A look at LinkedIn or Twitter will have you believe that many VCs spend 90% time writing quippy wisdom-nuggets about how to be a good investor — but don’t actually spend time investing. And where there is satire, there is usually truth.
But new analysis of the Forbes Midas List — a ranking of the world’s top 100 VCs — suggests that the most successful VCs aren’t necessarily the ones trumpeting on Twitter.
Communications firm Milltown Partners crunched the numbers and found that 47 of the 100 investors who made the cut in 2023 were not active on Twitter at all — only four in the group tweeted several times a day. Though 90% of the list had a LinkedIn profile, only half posted on the social network on a regular basis.
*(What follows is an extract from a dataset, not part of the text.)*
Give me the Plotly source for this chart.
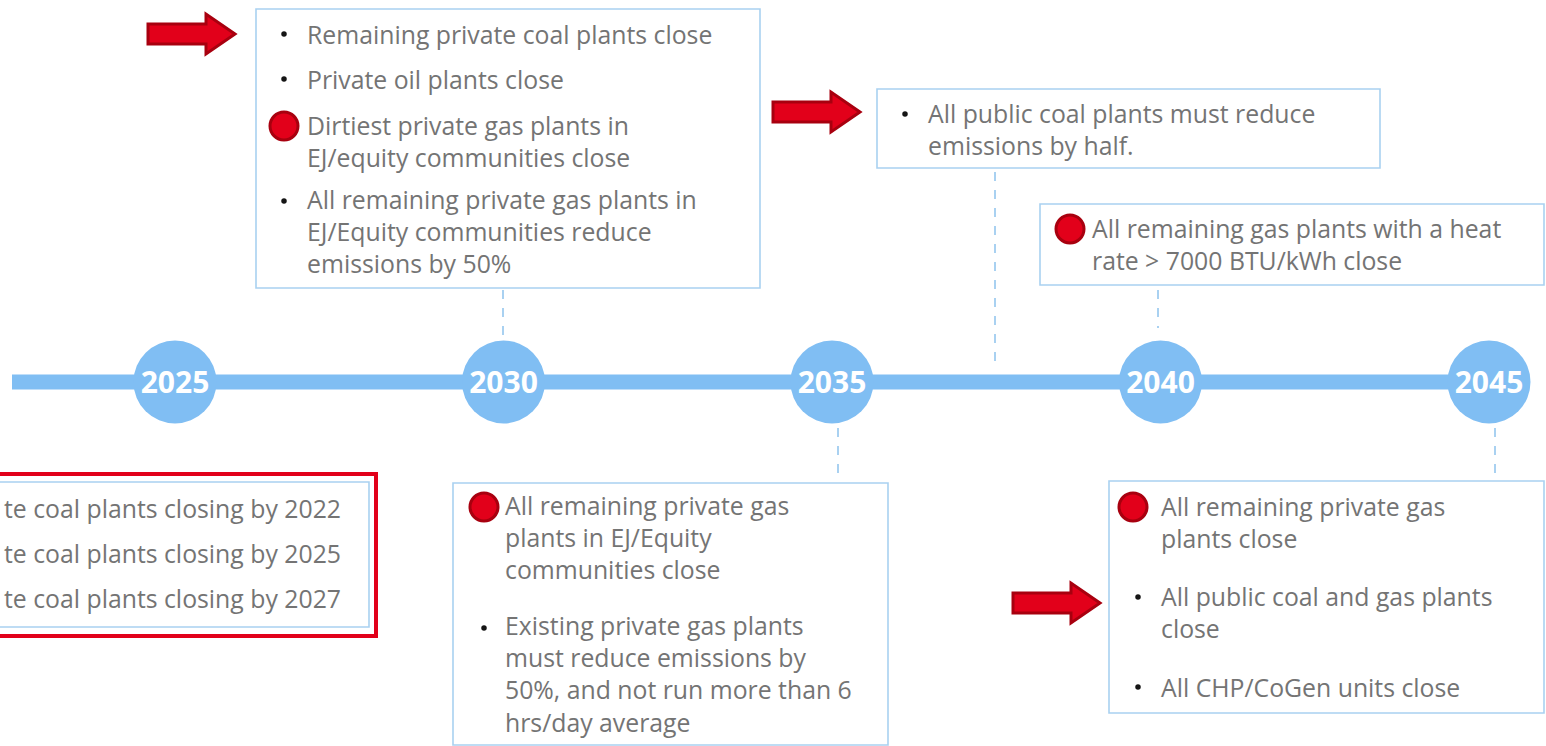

Only one — Garry Tan, president and CEO of Y Combinator — has a TikTok account. His recent videos include his thoughts on “whether the web’s over” and "how to get rich" (riveting). So if you’re a VC jostling for airtime on social, maybe TikTok is your bet?
Substack-writing VCs haven’t yet turned their subscribed numbers into Midas gold. Though eight of the top 50 tech Substacks are written by VCs (like tech billionaire/former SPAC cheerleader Chamath Palihapitiya’s newsletter or former a16z partner Li Jin’s bulletin), none of those made Forbes’s list.
Finally, not surprisingly, the analysis found that VCs love a podcast. What better platform to deliver your message — free from 280-character shackles! Over half of the Midas list had been on a podcast in the past year — the most popular being Harry Stebbings’s 20 Minute VC (20VC).